18.Oct.2011 at 16:48 by Anonymous

Lots of great ideas, but too much "has anyone ever used X? No one? A few people?" Your pacing seemed a bit off as you had to mess with your laptop.

Rating: 4 of 5

18.Oct.2011 at 16:53 by Mark Cavins (5 comments)

Good topic. Too bad there is no real examples of good php libs out there. I would not use twisted as a good example of event driven libs. I would say that it sounds like python is still a better option than PHP based upon this talk for middle tier apps.

Rating: 4 of 5

18.Oct.2011 at 17:03 by Tomáš Řehoř (2 comments)

A refreshing topic, as you admitted, rather pre-mature in PHP world. I enjoyed the presentation a lot.

It was hard to follow, as you've covered a lot of topics - some diagrams explaining differences between the design patterns and lib implementations would have been useful. Everyone likes pictures, even for advanced topics :)

Rating: 5 of 5

18.Oct.2011 at 17:07 by Peter Spangler (3 comments)

Good topic! Nice to have something a bit different too. I agree with one of the other comments that having a few more visuals to illustrate some of the differences between the patterns would be helpful.

Rating: 4 of 5

18.Oct.2011 at 17:11 by Scott Mattocks (41 comments)

I like the topic and you certainly know what you are talking about. I am sure the next iteration will flow more naturally.

I was surprised you didn't talk more about javascript. It is an event driven model that most PHP devs should be familiar with.

Rating: 5 of 5

18.Oct.2011 at 17:52 by David Stockton (189 comments)

Good talk on a complex subject. I know it was advanced but perhaps a few code snippets or diagrams of the flow of the code would have helped to drive the point home in a few cases. The presentation overall and the presentation style were excellent though and I could probably watch you present on any topic.

Rating: 4 of 5

19.Oct.2011 at 09:05 by Brooks Boyd (12 comments)
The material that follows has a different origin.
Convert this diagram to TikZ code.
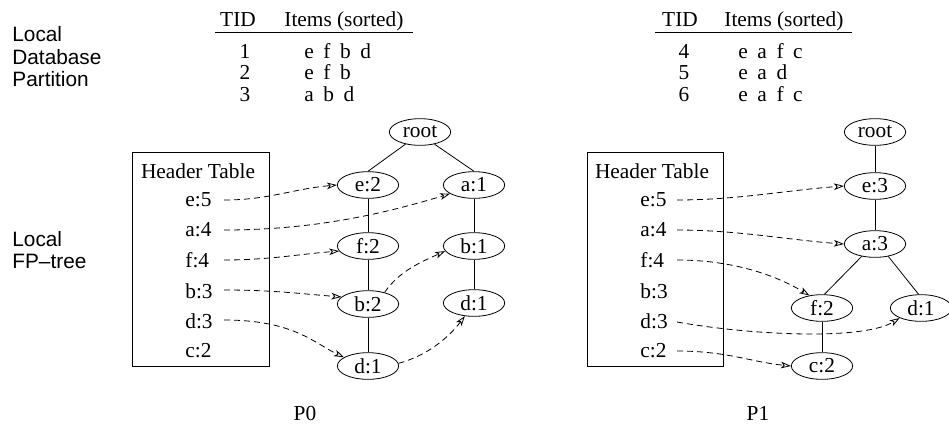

Good talk, covering unfamiliar territory for most PHP devs, and even though it was advertised as having no code in it at the beginning, it would have been nice to have code/pseudoclasses to explain the differences in the event-driven patterns.

Rating: 4 of 5

19.Oct.2011 at 09:37 by Anonymous

Good talk, but I think you could improve one thing. Don't bring up the php pcntl extensions, without in the same sentence mentioning in the same breath: "Process Control should not be enabled within a web server environment and unexpected results may happen if any Process Control functions are used within a web server environment."

I know you are aware of this yourself, but it is a good thing to mention to a group who may now know this themselves.

Rating: 5 of 5

19.Oct.2011 at 09:42 by Chris Hartjes (39 comments)

Liz hurt my head with so much info being dumped in, but it has made my understanding of event-driven programming a little more clear and will make examining and evaluating things like Twisted and Node easier.

Rating: 5 of 5

19.Oct.2011 at 16:17 by Tom Van Herreweghe (77 comments) via api

Learned quite a lot in this talk. Good overview of the different design patterns. Maybe small bits of (pseudo-) code would make things even better.

Rating: 3 of 5

20.Oct.2011 at 10:23 by Marius Manolache (3 comments)

Good potential, lots of theory but there should have been more practical examples.

Rating: 4 of 5

21.Oct.2011 at 19:22 by Chuck Reeves (21 comments)

A great overview of event and signal programming. I do wish there was some code samples, but with the time constraint, I understand why it was omitted. I always enjoy talks Elizabeth's talks and is a must tend for everyone

Rating: 3 of 5

30.Oct.2011 at 16:59 by Thijs Feryn (187 comments)

I agree with some of the other people: this talk has great potential, but needs some polishing.

There's no doubt that Elizabeth is an excellent speaker and she obviously masters the material. But it felt kind of random to me. I appreciate the fact that you refer to "computer science essentials", but I'd love to seem more practical examples of the ideas Elizabeth has.

Will definitely check this talk out again and see how it has evolved.